Il y a nécessité de rehausser la barre dans le cadre d’un plan directeur clair sur une plateforme Internet performante par rapport aux différents types de terminaux comme les smartphones, les tablettes, les téléviseurs, entre autres. La 2G, la 3G ou la ligne à «10 Mbit/s théorique» doivent faire partie du passé.

Le véritable enjeu se trouve-t-il dans le renforcement du progrès réalisé jusqu’ici dans le domaine des TIC ou est-il plutôt associé à la nécessité d’entrer de plain-pied dans l’économie numérique ?
Il est temps de faire une place à l’économie numérique en stimulant son émergence à travers un écosystème et des dispositifs d’encadrement pérennes.
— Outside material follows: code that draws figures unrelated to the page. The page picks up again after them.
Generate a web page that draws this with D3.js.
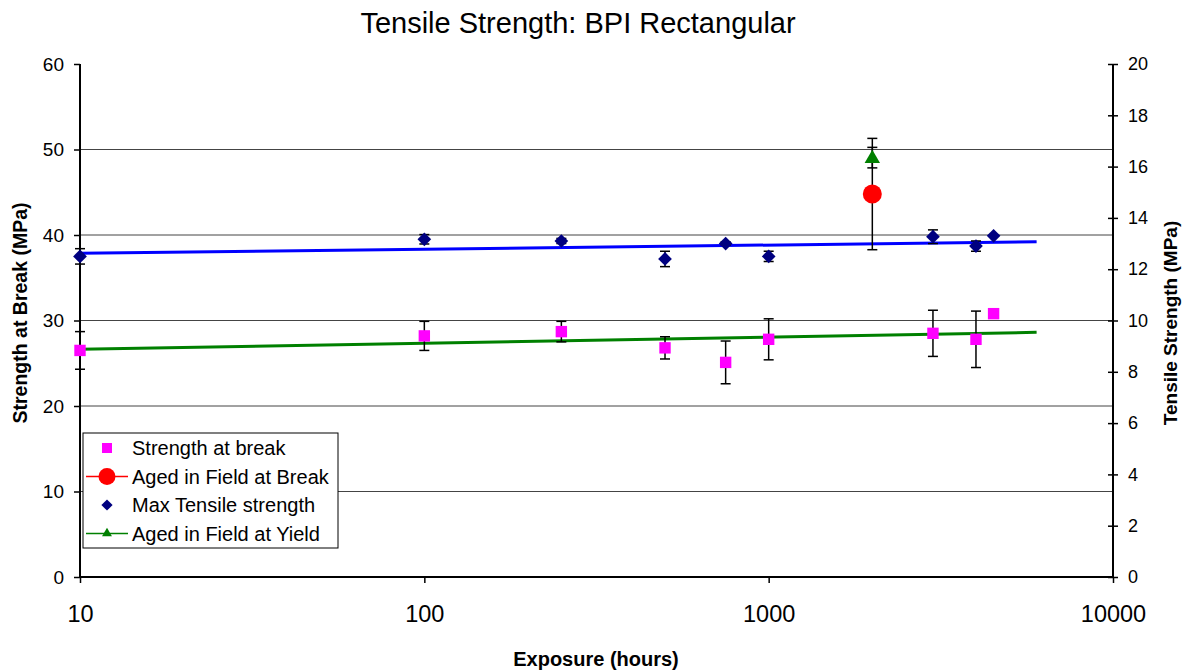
<!DOCTYPE html>
<html><head><meta charset="utf-8">
<script src="https://cdn.jsdelivr.net/npm/d3@7"></script>
<style>body{margin:0;background:#fff}svg{display:block;font-family:"Liberation Sans",Arial,sans-serif}</style>
</head><body><svg id="c" width="1189" height="671"></svg>
<script>
// Data
const hours = [10, 100, 250, 500, 750, 1000, 3000, 4000, 4500];
const breakStrength = [26.5, 28.2, 28.7, 26.8, 25.1, 27.8, 28.5, 27.8, 30.8];
const breakErr = [2.2, 1.7, 1.2, 1.3, 2.5, 2.4, 2.7, 3.3, 0];
const maxTensile = [37.5, 39.5, 39.3, 37.2, 39.0, 37.5, 39.8, 38.7, 39.9];
const maxTensileErr = [0.9, 0.55, 0.3, 0.9, 0.2, 0.6, 0.8, 0.6, 0];
const fieldHours = [2000];
const agedBreak = [14.93];      // right axis
const agedBreakErr = [2.17];
const agedYield = [16.35];      // right axis
const agedYieldErr = [0.4];
const trendHours = [10, 6000];
const maxTrend = [37.86, 39.2];
const breakTrend = [26.63, 28.62];
const xTicks = [10, 100, 1000, 10000];
const yLeftTicks = [0, 10, 20, 30, 40, 50, 60];
const yRightTicks = [0, 2, 4, 6, 8, 10, 12, 14, 16, 18, 20];
const legendItems = ["Strength at break", "Aged in Field at Break", "Max Tensile strength", "Aged in Field at Yield"];

const svg = d3.select("#c");
const L = 80, R = 1113, T = 64, B = 577;
const x = d3.scaleLog().domain([10, 10000]).range([L, R]);
const yL = d3.scaleLinear().domain([0, 60]).range([B, T]);
const yR = d3.scaleLinear().domain([0, 20]).range([B, T]);

// gridlines
svg.append("g").selectAll("line").data(yLeftTicks.filter(v => v > 0 && v < 60)).join("line")
  .attr("x1", L).attr("x2", R).attr("y1", d => yL(d)).attr("y2", d => yL(d))
  .attr("stroke", "#444").attr("stroke-width", 1);

// axes
const gl = svg.append("g").attr("transform", `translate(${L},0)`)
  .call(d3.axisLeft(yL).tickValues(yLeftTicks).tickSize(6).tickPadding(10));
gl.selectAll("text").attr("font-size", 19).attr("fill", "#000");
const gr = svg.append("g").attr("transform", `translate(${R},0)`)
  .call(d3.axisRight(yR).tickValues(yRightTicks).tickSize(5).tickPadding(10));
gr.selectAll("text").attr("font-size", 18).attr("fill", "#000");
gr.selectAll(".tick line").attr("x1", -5);
const gb = svg.append("g").attr("transform", `translate(0,${B})`)
  .call(d3.axisBottom(x).tickValues(xTicks).tickFormat(d3.format("d")).tickSize(6).tickPadding(22));
gb.selectAll("text").attr("font-size", 23.5).attr("fill", "#000");
[gl, gr, gb].forEach(g => { g.selectAll("path,line").attr("stroke", "#000").attr("stroke-width", 1.5); g.select(".domain").attr("stroke-width", 2); });
gl.select(".domain").attr("d", `M0,${T}V${B}`);
gr.select(".domain").attr("d", `M0,${T}V${B}`);
gb.select(".domain").attr("d", `M${L},0H${R}`);

// trend lines
const line = (ys, scale) => d3.line().x((d, i) => x(trendHours[i])).y(d => scale(d))(ys);
svg.append("path").attr("d", line(maxTrend, yL)).attr("stroke", "#0000ff").attr("stroke-width", 3).attr("fill", "none");
svg.append("path").attr("d", line(breakTrend, yL)).attr("stroke", "#008000").attr("stroke-width", 3).attr("fill", "none");

// error bars
function errBars(xs, ys, es, scale) {
  const g = svg.append("g").attr("stroke", "#000").attr("stroke-width", 1.5);
  xs.forEach((h, i) => {
    if (!es[i]) return;
    const cx = x(h), y1 = scale(ys[i] + es[i]), y2 = scale(ys[i] - es[i]);
    g.append("line").attr("x1", cx).attr("x2", cx).attr("y1", y1).attr("y2", y2);
    g.append("line").attr("x1", cx - 5).attr("x2", cx + 5).attr("y1", y1).attr("y2", y1);
    g.append("line").attr("x1", cx - 5).attr("x2", cx + 5).attr("y1", y2).attr("y2", y2);
  });
}
errBars(hours, breakStrength, breakErr, yL);
errBars(hours, maxTensile, maxTensileErr, yL);
errBars(fieldHours, agedBreak, agedBreakErr, yR);
errBars(fieldHours, agedYield, agedYieldErr, yR);

// markers
const sym = (type, size) => d3.symbol().type(type).size(size)();
svg.append("g").selectAll("path").data(hours).join("path")
  .attr("d", sym(d3.symbolSquare, 130)).attr("fill", "#ff00ff")
  .attr("transform", (d, i) => `translate(${x(d)},${yL(breakStrength[i])})`);
svg.append("g").selectAll("path").data(hours).join("path")
  .attr("d", sym(d3.symbolDiamond2, 120)).attr("fill", "#000080")
  .attr("transform", (d, i) => `translate(${x(d)},${yL(maxTensile[i])})`);
svg.append("g").selectAll("circle").data(fieldHours).join("circle")
  .attr("r", 9.5).attr("fill", "#ff0000")
  .attr("cx", d => x(d)).attr("cy", (d, i) => yR(agedBreak[i]));
svg.append("g").selectAll("path").data(fieldHours).join("path")
  .attr("d", sym(d3.symbolTriangle2, 170)).attr("fill", "#008000")
  .attr("transform", (d, i) => `translate(${x(d)},${yR(agedYield[i]) + 1})`);

// legend
const lg = svg.append("g");
lg.append("rect").attr("x", 83).attr("y", 433).attr("width", 255).attr("height", 115)
  .attr("fill", "#fff").attr("stroke", "#000").attr("stroke-width", 1);
const ly = i => 448 + i * 28.5;
const lsx = 107;
lg.append("path").attr("d", sym(d3.symbolSquare, 100)).attr("fill", "#ff00ff").attr("transform", `translate(${lsx},${ly(0)})`);
lg.append("line").attr("x1", 86).attr("x2", 128).attr("y1", ly(1)).attr("y2", ly(1)).attr("stroke", "#ff0000").attr("stroke-width", 1.5);
lg.append("circle").attr("cx", lsx).attr("cy", ly(1)).attr("r", 8.5).attr("fill", "#ff0000");
lg.append("path").attr("d", sym(d3.symbolDiamond2, 80)).attr("fill", "#000080").attr("transform", `translate(${lsx},${ly(2)})`);
lg.append("line").attr("x1", 86).attr("x2", 128).attr("y1", ly(3)).attr("y2", ly(3)).attr("stroke", "#008000").attr("stroke-width", 1.5);
lg.append("path").attr("d", sym(d3.symbolTriangle2, 70)).attr("fill", "#008000").attr("transform", `translate(${lsx},${ly(3)})`);
lg.selectAll("text").data(legendItems).join("text")
  .attr("x", 132).attr("y", (d, i) => ly(i)).attr("dy", "0.35em")
  .attr("font-size", 20).text(d => d);

// titles
svg.append("text").attr("x", 578).attr("y", 33).attr("text-anchor", "middle").attr("font-size", 29).text("Tensile Strength: BPI Rectangular");
svg.append("text").attr("x", 596).attr("y", 666).attr("text-anchor", "middle").attr("font-size", 20).attr("font-weight", "bold").text("Exposure (hours)");
svg.append("text").attr("transform", "translate(27,313) rotate(-90)").attr("text-anchor", "middle").attr("font-size", 19.5).attr("font-weight", "bold").text("Strength at Break (MPa)");
svg.append("text").attr("transform", "translate(1177,323) rotate(-90)").attr("text-anchor", "middle").attr("font-size", 19).attr("font-weight", "bold").text("Tensile Strength (MPa)");
</script></body></html>
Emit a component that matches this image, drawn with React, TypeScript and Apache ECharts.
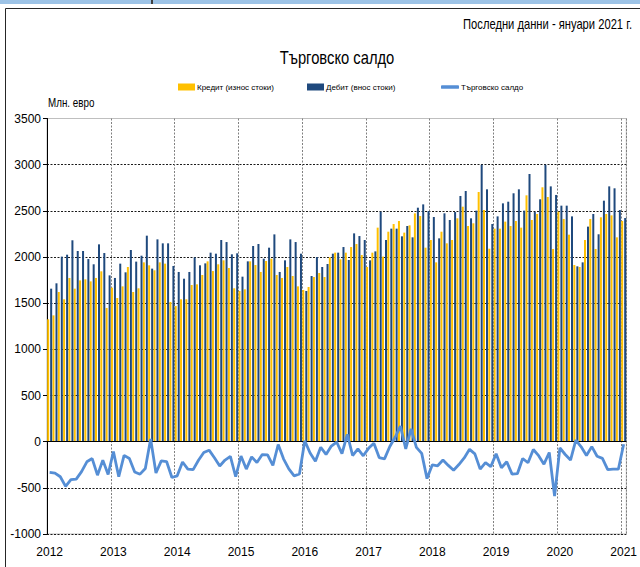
import React, { useEffect, useRef } from 'react';
import * as echarts from 'echarts';

const years = ['2012', '2013', '2014', '2015', '2016', '2017', '2018', '2019', '2020', '2021'];
const months = ['01', '02', '03', '04', '05', '06', '07', '08', '09', '10', '11', '12'];

// Кредит (износ стоки), млн. евро
const credit = [
  1325, 1368, 1621, 1542, 1773, 1657, 1747, 1758, 1736, 1773, 1845, 1448,
  1668, 1556, 1682, 1892, 1621, 1661, 1942, 1910, 1856, 1942, 1928, 1513,
  1469, 1542, 1542, 1697, 1704, 1805, 1953, 1848, 1921, 1964, 1881, 1661,
  1632, 1650, 1953, 1913, 1838, 1957, 1982, 1805, 1773, 1892, 1794, 1682,
  1643, 1675, 1783, 1827, 1783, 1996, 2047, 1975, 2047, 2108, 2141, 2022,
  1892, 2047, 2318, 2004, 2274, 2357, 2390, 2264, 2343, 2473, 2444, 2101,
  2184, 1942, 2274, 2148, 2184, 2419, 2545, 2336, 2365, 2704, 2509, 2090,
  2307, 2307, 2383, 2336, 2390, 2318, 2668, 2401, 2466, 2755, 2650, 2087,
  2491, 2412, 2242, 1913, 1892, 2184, 2412, 2087, 2430, 2466, 2451, 2213,
  2390,
];

// Дебит (внос стоки), млн. евро
const debit = [
  1657, 1715, 2004, 2025, 2181, 2065, 2065, 1978, 1921, 2137, 2043, 1801,
  1773, 1928, 1834, 2076, 1950, 2014, 2231, 1874, 2191, 2148, 2148, 1903,
  1838, 1765, 1838, 1996, 1910, 1931, 2047, 2036, 2184, 2162, 2029, 2040,
  1787, 1953, 2119, 2141, 1982, 2101, 2245, 1838, 1964, 2191, 2162, 2036,
  1632, 1794, 2000, 1892, 1924, 2036, 2047, 2108, 1968, 2256, 2227, 2184,
  1964, 2061, 2491, 2184, 2307, 2307, 2224, 2336, 2213, 2534, 2570, 2498,
  2433, 2202, 2473, 2401, 2487, 2661, 2715, 2419, 2502, 3000, 2733, 2357,
  2440, 2581, 2599, 2690, 2733, 2502, 2899, 2487, 2625, 3000, 2765, 2672,
  2556, 2556, 2440, 1899, 1942, 2329, 2466, 2246, 2610, 2765, 2744, 2509,
  2422,
];

// Търговско салдо, млн. евро
const balance = [
  -333, -340, -380, -485, -410, -405, -325, -218, -183, -363, -200, -355,
  -107, -380, -148, -183, -328, -352, -290, 30, -340, -208, -215, -388,
  -370, -220, -297, -303, -202, -118, -92, -175, -264, -199, -160, -380,
  -155, -297, -165, -226, -140, -142, -258, -31, -186, -295, -370, -350,
  10, -123, -212, -60, -138, -47, -4, -130, 80, -150, -79, -153,
  -72, -16, -172, -186, -52, 48, 168, -78, 138, -62, -127, -400,
  -251, -261, -199, -257, -309, -248, -176, -83, -132, -297, -226, -270,
  -130, -282, -217, -352, -347, -182, -228, -85, -152, -244, -117, -590,
  -68, -139, -199, 16, -56, -150, -54, -158, -181, -303, -297, -298,
  -28,
];

const seriesNames = ['Кредит (износ стоки)', 'Дебит (внос стоки)', 'Търговско салдо'];
const titleText = 'Търговско салдо';
const noteText = 'Последни данни - януари 2021 г.';
const unitText = 'Млн. евро';

const FONT = "'Liberation Sans', Arial, sans-serif";

export default function App() {
  const ref = useRef<HTMLDivElement>(null);

  useEffect(() => {
    if (!ref.current) return;
    const chart = echarts.init(ref.current, undefined, { renderer: 'svg' });
    const categories = years
      .flatMap((y) => months.map((m) => `${y}-${m}`))
      .slice(0, credit.length);
    const isJan = (i: number) => i % 12 === 0;
    const legendText = { fontSize: 8, color: '#000', fontFamily: FONT, padding: [0, 0, 0, -3] };

    chart.setOption({
      animation: false,
      backgroundColor: '#ffffff',
      textStyle: { fontFamily: FONT },
      grid: {
        left: 47,
        right: 9,
        top: 118.5,
        bottom: 33,
        show: true,
        borderColor: '#bfbfbf',
        borderWidth: 1,
      },
      legend: [
        {
          data: [{ name: seriesNames[0], icon: 'rect' }],
          left: 178,
          top: 83,
          padding: 0,
          itemWidth: 17,
          itemHeight: 7,
          textStyle: legendText,
        },
        {
          data: [{ name: seriesNames[1], icon: 'rect' }],
          left: 307,
          top: 83,
          padding: 0,
          itemWidth: 17,
          itemHeight: 7,
          textStyle: legendText,
        },
        {
          data: [{ name: seriesNames[2], icon: 'roundRect' }],
          left: 441,
          top: 83,
          padding: 0,
          itemWidth: 18,
          itemHeight: 3.5,
          textStyle: legendText,
        },
      ],
      xAxis: {
        type: 'category',
        data: categories,
        boundaryGap: true,
        axisLine: { show: false },
        axisTick: { show: false },
        axisLabel: {
          interval: (i: number) => isJan(i),
          formatter: (v: string) => v.slice(0, 4),
          fontSize: 12,
          color: '#000',
          margin: 12,
          fontFamily: FONT,
        },
        splitLine: {
          show: true,
          interval: (i: number) => isJan(i),
          lineStyle: { color: '#808080', type: [2, 1.5], width: 1 },
        },
      },
      yAxis: {
        type: 'value',
        min: -1000,
        max: 3500,
        interval: 500,
        axisLine: { show: true, lineStyle: { color: '#000', width: 1 } },
        axisTick: { show: true, length: 4, lineStyle: { color: '#000' } },
        axisLabel: {
          fontSize: 12,
          color: '#000',
          margin: 6,
          fontFamily: FONT,
          formatter: (v: number) => String(v),
        },
        splitLine: {
          show: true,
          lineStyle: {
            color: ['#1a1a1a', '#1a1a1a', '#1a1a1a', '#1a1a1a', '#1a1a1a', '#1a1a1a', '#1a1a1a', '#1a1a1a', '#1a1a1a', '#bfbfbf'],
            type: [2, 1.5],
            width: 1.2,
          },
        },
      },
      series: [
        {
          name: seriesNames[0],
          type: 'bar',
          data: credit,
          barWidth: 2,
          barGap: '50%',
          itemStyle: { color: '#FFC000' },
          markLine: {
            silent: true,
            symbol: 'none',
            label: { show: false },
            lineStyle: { color: '#000', type: 'solid', width: 1.2 },
            data: [{ yAxis: 0 }],
          },
        },
        {
          name: seriesNames[1],
          type: 'bar',
          data: debit,
          barWidth: 2,
          itemStyle: { color: '#1F497D' },
        },
        {
          name: seriesNames[2],
          type: 'line',
          data: balance,
          symbol: 'none',
          z: 5,
          lineStyle: { color: '#558ED5', width: 2.8 },
          itemStyle: { color: '#558ED5' },
        },
      ],
      graphic: [
        { type: 'rect', shape: { x: 0, y: 0, width: 640, height: 4 }, style: { fill: '#9DC3E6' }, silent: true },
        { type: 'rect', shape: { x: 151, y: 0, width: 2, height: 4 }, style: { fill: '#404040' }, silent: true },
        {
          type: 'rect',
          shape: { x: 5.5, y: 8.5, width: 700, height: 700 },
          style: { fill: 'none', stroke: '#262626', lineWidth: 1 },
          silent: true,
        },
        {
          type: 'text',
          x: 632,
          y: 25,
          scaleX: 0.8,
          style: { text: noteText, fontSize: 14, fill: '#000', align: 'right', verticalAlign: 'middle', fontFamily: FONT },
        },
        {
          type: 'text',
          x: 337,
          y: 57,
          scaleX: 0.82,
          style: { text: titleText, fontSize: 18, fill: '#000', align: 'center', verticalAlign: 'middle', fontFamily: FONT },
        },
        {
          type: 'text',
          x: 48,
          y: 103,
          scaleX: 0.82,
          style: { text: unitText, fontSize: 12, fill: '#000', align: 'left', verticalAlign: 'middle', fontFamily: FONT },
        },
      ],
    });
    return () => chart.dispose();
  }, []);

  return (
    <div
      ref={ref}
      style={{ position: 'absolute', left: 0, top: 0, width: 640, height: 567, background: '#fff' }}
    />
  );
}
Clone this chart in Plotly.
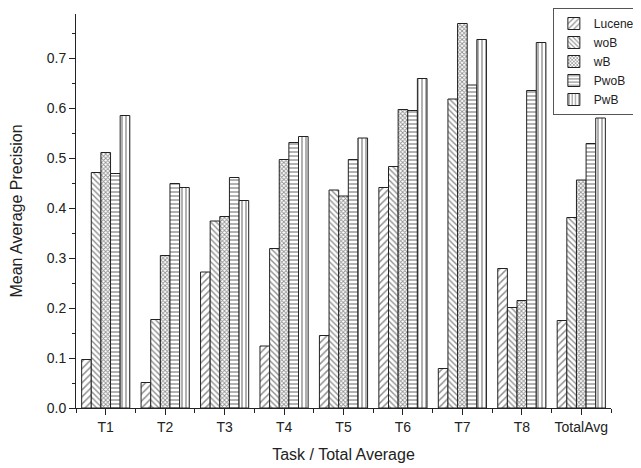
import plotly.graph_objects as go

categories = ["T1", "T2", "T3", "T4", "T5", "T6", "T7", "T8", "TotalAvg"]
lucene = [0.097, 0.051, 0.272, 0.124, 0.145, 0.441, 0.079, 0.279, 0.175]
wob = [0.471, 0.177, 0.374, 0.319, 0.436, 0.483, 0.618, 0.201, 0.381]
wb = [0.511, 0.305, 0.383, 0.497, 0.424, 0.597, 0.769, 0.215, 0.456]
pwob = [0.469, 0.449, 0.461, 0.531, 0.497, 0.595, 0.646, 0.635, 0.529]
pwb = [0.585, 0.441, 0.415, 0.543, 0.540, 0.659, 0.737, 0.731, 0.580]

series = [
    ("Lucene", lucene, "/", 5, 0.3),
    ("woB", wob, "\\", 4, 0.35),
    ("wB", wb, "x", 3, 0.5),
    ("PwoB", pwob, "-", 4, 0.35),
    ("PwB", pwb, "|", 4, 0.35),
]

xpos = list(range(len(categories)))

fig = go.Figure()
for name, vals, shape, size, sol in series:
    fig.add_trace(go.Bar(
        x=xpos, y=vals, name=name,
        marker=dict(
            color="white",
            line=dict(color="#222222", width=1),
            pattern=dict(shape=shape, fgcolor="#222222", bgcolor="white",
                         size=size, solidity=sol),
        ),
    ))

fig.update_layout(
    width=633, height=460,
    margin=dict(l=68, r=0, t=0, b=60, autoexpand=False),
    paper_bgcolor="white", plot_bgcolor="white",
    barmode="group", bargap=0.19, bargroupgap=0,
    font=dict(family="Liberation Sans, Arial, sans-serif", size=14, color="#222222"),
    showlegend=True,
    legend=dict(
        x=0.998, xanchor="right", y=1.0, yanchor="top",
        bordercolor="#555555", borderwidth=1, bgcolor="white",
        font=dict(size=12), tracegroupgap=0,
        itemwidth=30,
    ),
    xaxis=dict(
        domain=[0, 0.9469], automargin=False,
        title=dict(text="Task / Total Average", font=dict(size=16), standoff=15),
        range=[-0.5, 8.5],
        tickmode="array", tickvals=xpos, ticktext=categories,
        showline=True, linecolor="#222222", linewidth=1,
        ticks="outside", ticklen=6, tickcolor="#222222",
        showgrid=False, zeroline=False,
        minor=dict(tickmode="linear", tick0=0.5, dtick=1, ticks="outside",
                   ticklen=4, tickcolor="#222222", showgrid=False),
    ),
    yaxis=dict(
        domain=[0, 0.985], automargin=False,
        title=dict(text="Mean Average Precision", font=dict(size=16), standoff=20),
        range=[0, 0.788],
        tickmode="linear", tick0=0, dtick=0.1, tickformat=".1f",
        showline=True, linecolor="#222222", linewidth=1,
        ticks="outside", ticklen=6, tickcolor="#222222",
        showgrid=False, zeroline=False,
        minor=dict(dtick=0.05, ticks="outside", ticklen=3, tickcolor="#222222", showgrid=False),
    ),
)

fig.write_html("out.html")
Ceci consiste notamment à préparer les contenus des programmes de formation adaptés dans les écoles et universités. Il s’agit par exemple de profils capables de concevoir des interfaces homme-machine, des méta-données ou de nouveaux modèles économiques.

La démarche inclut également le montage de lieux de soutien à l’innovation et à l’expérimentation d’usages, par exemple les accélérateurs et les laboratoires vivants, où les derniers développements sont disponibles. Elle comprend aussi la mise en place de dispositifs pour l’octroi de subventions et le recours à des mesures d’accompagnement financier venant des secteurs public et privé. Cela appuyé par des institutions de pilotage au niveau du choix des projets d’avenir, de la délimitation des champs technologiques, de la régulation, de l’éthique d’usage. Ces sujets critiques qui sont de nature stratégique nécessitent qu’on dispose d’un projet fort porté par un porte-parole ayant les connaissances et l’envergure adéquats.

Vous revenez régulièrement sur la question des hommes et des compétences. Quelle en est la raison ?
La réponse est simple. La ressource clé du pays, c’est les Mauriciens. Ils sont capables d’apprendre et font preuve d’une capacité d’adaptation extraordinaire. L’accent devrait être mis sur la nécessité de mettre à leur disposition des programmes permanents de formation et des pistes de recherche technologique. Ce qui devrait permettre au pays de créer l’environnement nécessaire pour l’alimenter en champs d’applications industrielles.

Quels sont donc les ingrédients indispensables pour atteindre de tels objectifs ?
Il est nécessaire d’avoir de bons programmes de cours, de bonnes pédagogies d’enseignement, et les bonnes expertises pour gérer le processus de structuration du dispositif. Le problème est d’avoir les bonnes personnes aux bons postes. Malheureusement, il semble qu’à Maurice, même lorsqu’il n’y a pas les compétences recherchées, il y a de nombreuses personnes intéressées par le fauteuil de pilote. Ce genre d’attitude doit disparaître. Maurice prend du retard dans un marché mondial où un avantage concurrentiel ne s’acquiert qu’avec sa capacité à maîtriser les implications du facteur temps.

Si certains sauts technologiques et la capacité de se doter des compétences pour les gérer sont absents, le pays aura du mal à s’accrocher au wagon des pays innovants d’Afrique et d’ailleurs. Et ce, alors qu’il a tous les atouts pour être un leader sur ces nouvelles opportunités de création de valeurs et de richesses.